Oklahoma City’s Chaparral Energy has emerged from its Chapter 11 bankruptcy with a new revolving credit as well as a new board of directors.
The company said it emerged as a private, non-SEC filing company as well and successfully completed its financial restructuring. It also managed to equitize all $300 million of its unsecured 8.75% senior notes due 2023, reduced its annual interest expense by more than $25 million and enhanced its financial flexibility.
The company said as a result of its reorganization plan, the lenders received “a full recovery of their claims through a combination of paydown and participation in an amended and restated credit facility.” Chaparral managed to operate without interruption during the course of its restructuring.
The Company also announced its new Board of Directors, comprised of the following individuals, whose
appointments are effective today:
• Craig Kelleher, co-founder of Millstreet Capital Management LLC
• Brian Connolly, co-founder of Millstreet Capital Management LLC
• Jason Hammerman, Senior Vice President at Avenue Capital Management II, LP
• Sam Barker, Portfolio Manager at Amzak Capital Management
• Mark Castiglione, Partner at Meridian Energy LLC
• Jim Addison, Chief Executive Officer of Hawkwood Energy LLC
• Chuck Duginski, Chief Executive Officer of Chaparral Energy
Advisors
The Company has bolstered its liquidity position through equitizing the Senior Notes and obtaining a $300 million exit revolving credit facility with an initial borrowing base of $175 million and a $35 million second lien convertible note.
Upon the Company’s emergence from Chapter 11, the borrowings under its first lien revolving credit agreement were partially repaid using a portion of cash on hand and the
proceeds from the $35 million second lien convertible note. The resulting liquidity position of the Company upon exit is approximately $58 million, comprised of availability under the exit facility borrowing base and approximately $10 million of cash on hand.

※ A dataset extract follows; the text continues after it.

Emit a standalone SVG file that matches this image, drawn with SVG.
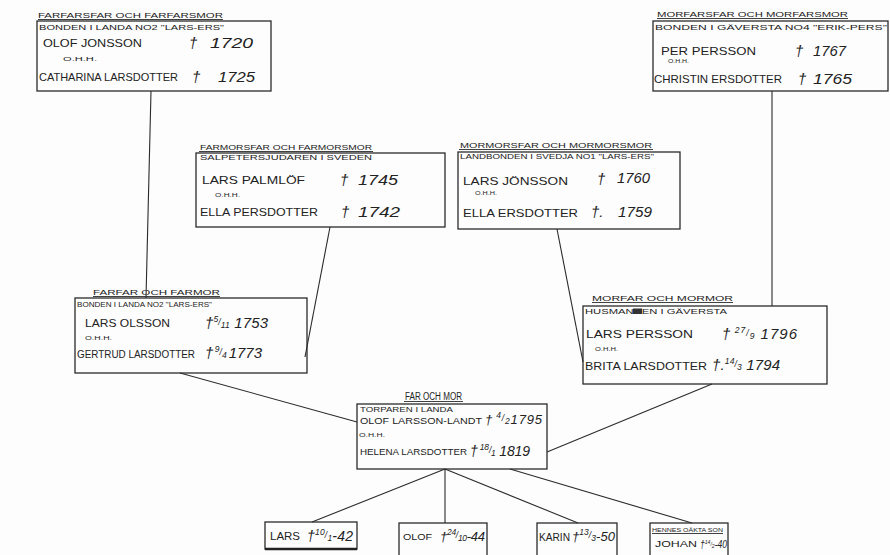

At emergence, each holder of Senior Notes received its pro rata share of 100% of new common equity issued by the reorganized Company, subject to terms provided under the plan of reorganization. Equity outstanding prior to the reorganization was canceled and its holders were provided consideration of $1.2
million in cash as well as warrants to acquire up to an aggregate of 10% of the restructured company or, in some cases, additional cash in lieu thereof.
Davis Polk & Wardwell LLP acted as legal counsel, Rothschild & Co and Intrepid Partners, LLC acted as investment bankers and Opportune LLP acted as financial advisor to Chaparral. Sidley Austin LLP acted as legal counsel to the Board of Directors of Chaparral in connection with the Chapter 11 cases.
Stroock & Stroock & Lavan LLP acted as legal counsel, Perella Weinberg Partners LP and Tudor, Pickering, Holt & Co. Advisors LP acted as investment banker and financial advisor to the ad hoc
committee of holders of Senior Notes in connection with the Chapter 11 cases.